Today I got Hard Reading:
Learning from Science Fiction (2016) by Tom Shippey in the mail. When it
first appeared on my Wish List it was going for $120; it has since come down to
about $50, which allowed me to finally order it. It is a collection of Shippey’s
essays on Science Fiction spanning over thirty years on the subject and
features his insights on a genre beyond his more well-known subjects of
Medieval Literature and the work of J. R. R. Tolkien. As the summation on
Amazon has it:
“The fifteen essays
collected in Hard Reading argue, first, that science fiction has its own
internal rhetoric, relying on devices such as neologism, dialogism, semantic
shifts, the use of unreliable narrators. It is a "high-information"
genre which does not follow the Flaubertian ideal of le mot juste, "the
right word", preferring le mot imprévisible, "the unpredictable
word". Both ideals shun the facilior lectio, the "easy reading",
but for different reasons and with different effects. The essays argue further
that science fiction derives much of its energy from engagement with vital
intellectual issues in the "soft sciences", especially history,
anthropology, the study of different cultures, with a strong bearing on
politics. Both the rhetoric and the issues deserve to be taken much more
seriously than they have been in academia, and in the wider world. Each essay
is further prefaced by an autobiographical introduction. These explain how the
essays came to be written and in what ways they (often) proved controversial.
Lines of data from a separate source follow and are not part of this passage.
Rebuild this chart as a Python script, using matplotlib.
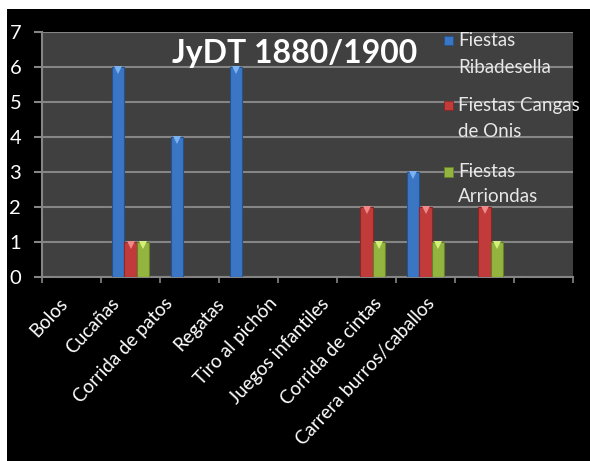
import numpy as np
import matplotlib
matplotlib.use("Agg")
import matplotlib.pyplot as plt
from matplotlib.patches import Rectangle
from matplotlib import transforms

plt.rcParams['font.family'] = ['Lato', 'DejaVu Sans']

categories = ["Bolos", "Cucañas", "Corrida de patos", "Regatas", "Tiro al pichón",
              "Juegos infantiles", "Corrida de cintas", "Carrera burros/caballos", ""]
series_names = ["Fiestas\nRibadesella", "Fiestas Cangas\nde Onis", "Fiestas\nArriondas"]
ribadesella = [0, 6, 4, 6, 0, 0, 3, 0, 0]
cangas = [0, 1, 0, 0, 0, 2, 2, 2, 0]
arriondas = [0, 1, 0, 0, 0, 1, 1, 1, 0]
title = "JyDT 1880/1900"

colors = ["#3a76c4", "#c23b3b", "#93b43e"]
edges = ["#24528e", "#8a2626", "#66802a"]
tips = ["#7cb2f2", "#f08a8a", "#d4f07a"]

fig = plt.figure(figsize=(5.9, 4.61), dpi=100)
fig.patch.set_facecolor("white")
# black backdrop, leaving a thin white strip at top and left
fig.patches.append(Rectangle((7 / 590, 0), 1, 1 - 9 / 461, transform=fig.transFigure,
                             facecolor="black", edgecolor="none", zorder=-10))

ax = fig.add_axes([42 / 590, 1 - 277 / 461, 531 / 590, 245 / 461])
ax.set_facecolor("#404040")

x = np.arange(len(categories))
width = 0.21
tip_tr = transforms.offset_copy(ax.transData, fig=fig, y=-3, units="dots")
for k, vals in enumerate([ribadesella, cangas, arriondas]):
    xs = x + (k - 1) * width
    vals = np.array(vals)
    ax.bar(xs, vals, width=width, color=colors[k], edgecolor=edges[k], linewidth=0.8, zorder=3)
    m = vals > 0
    ax.plot(xs[m], vals[m], linestyle="none", marker="v", markersize=6,
            color=tips[k], markeredgewidth=0, transform=tip_tr, zorder=4)

ax.set_xlim(-0.5, len(categories) - 0.5)
ax.set_ylim(0, 7)
ax.set_yticks(range(0, 8))
ax.yaxis.grid(True, color="#858585", linewidth=1.5, zorder=0)
ax.set_axisbelow(True)

for s in ["top", "right"]:
    ax.spines[s].set_visible(False)
for s in ["left", "bottom"]:
    ax.spines[s].set_color("#858585")
    ax.spines[s].set_linewidth(1.5)

ax.tick_params(axis="y", colors="#858585", length=6, width=1.5, labelcolor="white",
               labelsize=14.5, pad=9)
ax.set_xticks(np.arange(-0.5, len(categories)))
ax.set_xticklabels([])
ax.tick_params(axis="x", which="major", colors="#858585", length=4, width=1.2)

# category labels, slanted
lab_pos = -0.12 + 0.889 * np.arange(len(categories))
ax.set_xticks(lab_pos, minor=True)
ax.set_xticklabels(categories, minor=True, rotation=47, ha="right", va="center",
                   rotation_mode="anchor")
ax.tick_params(axis="x", which="minor", length=0, labelsize=13.5, labelcolor="white", pad=17)

ax.text(0.475, 0.873, title, transform=ax.transAxes, ha="center", va="baseline",
        fontsize=23, fontweight="bold", color="white", zorder=6)

# legend drawn at the right of the plot area, one text per line
leg_y = [(0.943, 0.833), (0.678, 0.571), (0.408, 0.306)]
sq_y = [0.967, 0.702, 0.429]
for k, name in enumerate(series_names):
    ax.add_patch(Rectangle((0.757, sq_y[k] - 0.019), 0.017, 0.037, transform=ax.transAxes,
                           facecolor=colors[k], edgecolor=edges[k], linewidth=0.6,
                           zorder=6, clip_on=False))
    for line, yy in zip(name.split("\n"), leg_y[k]):
        ax.text(0.783, yy, line, transform=ax.transAxes, ha="left", va="baseline",
                fontsize=13.5, color="#e8e8e8", zorder=6, clip_on=False)

fig.savefig("out.png", dpi=100, facecolor=fig.get_facecolor())
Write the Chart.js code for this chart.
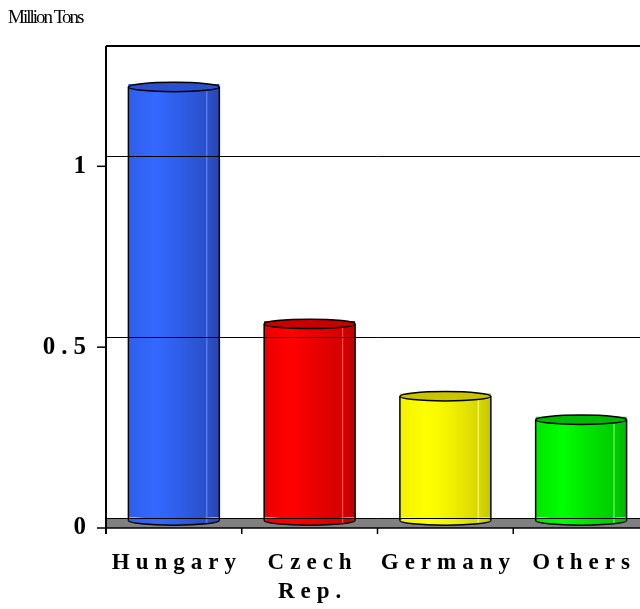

They, and the autobiographical introduction to the whole book, create between
them a memoir of what it was like to be a committed fan, from teenage years,
and also an academic struggling to find a place, at a time when a declared
interest in science fiction and fantasy was the kiss of death for a career in
the humanities.” – Amazon.
While I obviously have not
had time to read much of it yet, my eye was drawn during a preliminary flip to
an essay on Ursula K. Le Guin and the first three books of Earthsea. I felt
compelled to read it, and found it to be so insightful and perceptive,
clarifying certain inchoate thoughts about the books that had been lurking on
the brink of my brain for years, that I cannot help but feel I am in for quite
an experience. Both about what I have read and about works that I have not read
yet, but which might be pointed out to me here.
The book is beautifully
bound, and the pages themselves of a dazzling whiteness that casts a bright
shadow down the line of binding between leaves. Why do I mention that? Just
because it seems an unusual circumstance to me.